Then yesterday, an old friend from the parish called my mother to say that Father Willoughby had passed away on November 19.
I'm not intending to be maudlin nor am I trying for an 'aw, that's too bad' moment either. But I'm interested in why I would be thinking of him recently to then hear the news of his death. I wonder if we are being told something, or reminded of something when such things happen.
In Father's case, it is with fondness that I remember his faithfulness to the Church, his straightforward yet friendly instruction, and his friendship itself which I recall well. What really struck me was his obvious humility, his willingness to accept that he wasn't the center of human history. He could see that it wasn't him or his opinions which mattered, but rather what was right. A little story he told on himself one day might illustrate that trait.
Before joining the Dominican Order in 1942, Fr. Willoughby among other things had played semi-professional baseball. He was a first baseman, I believe he said. One day, his team was involved in a game where Walter Johnson, whom baseball fans know was a quiet, flamethrowing pitcher for the old Washington Senators, indeed that he was part of the first class selected for enshrinement in Cooperstown, would be the home plate umpire. Needless to say, Father and his teammates were excited about that.

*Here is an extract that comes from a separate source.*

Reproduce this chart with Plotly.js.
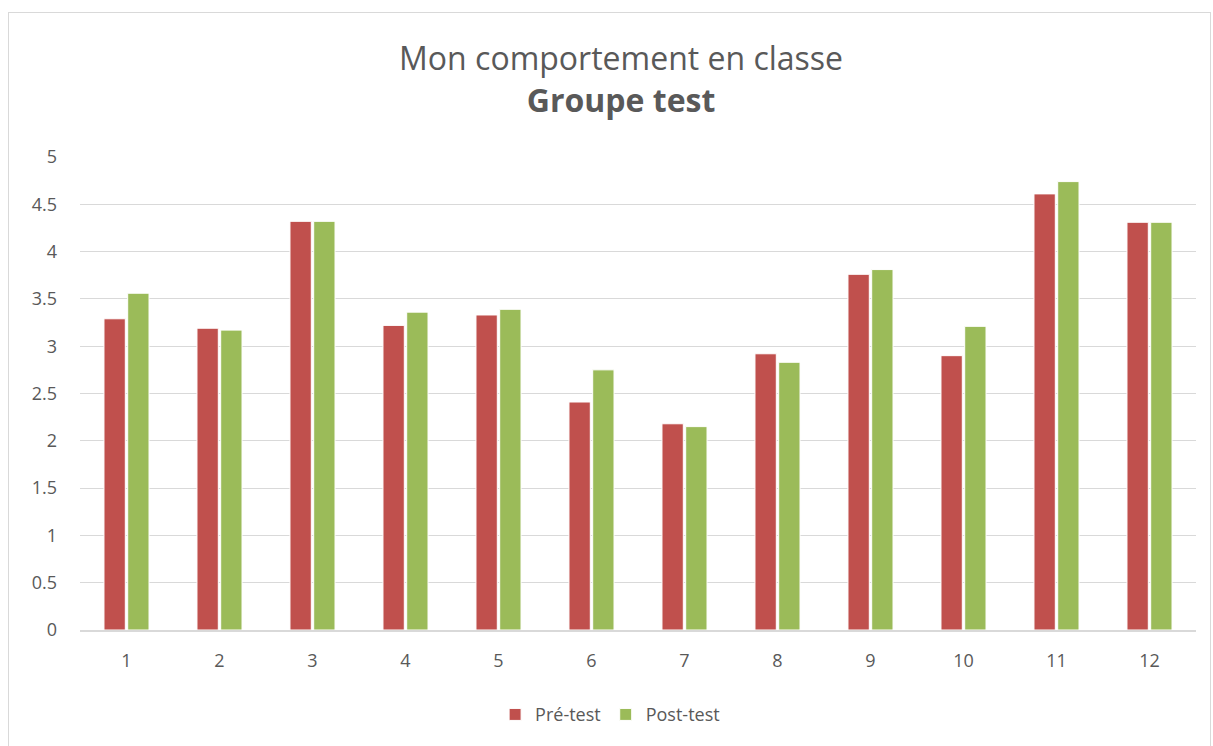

As it was, Father came up in the bottom of the first with the bases loaded and two out. He worked the pitcher into a full count, then let the next pitch go by. Johnson promptly called him out on strikes, ending what turned out to be his last chance at baseball semi-immortality. "I was sure it was a ball, but I guess it was a strike", he said, and in truth matter of factly, at the end of the story. Indeed, it was profoundly self effacing.
My wife teased him, "That first part was the ballplayer talking, but the second was the priest talking!" Father just smiled, and kind of nodded his head. He could take teasing too.
Requiem æternam dona ei, Domine. Godspeed, Father Willoughby.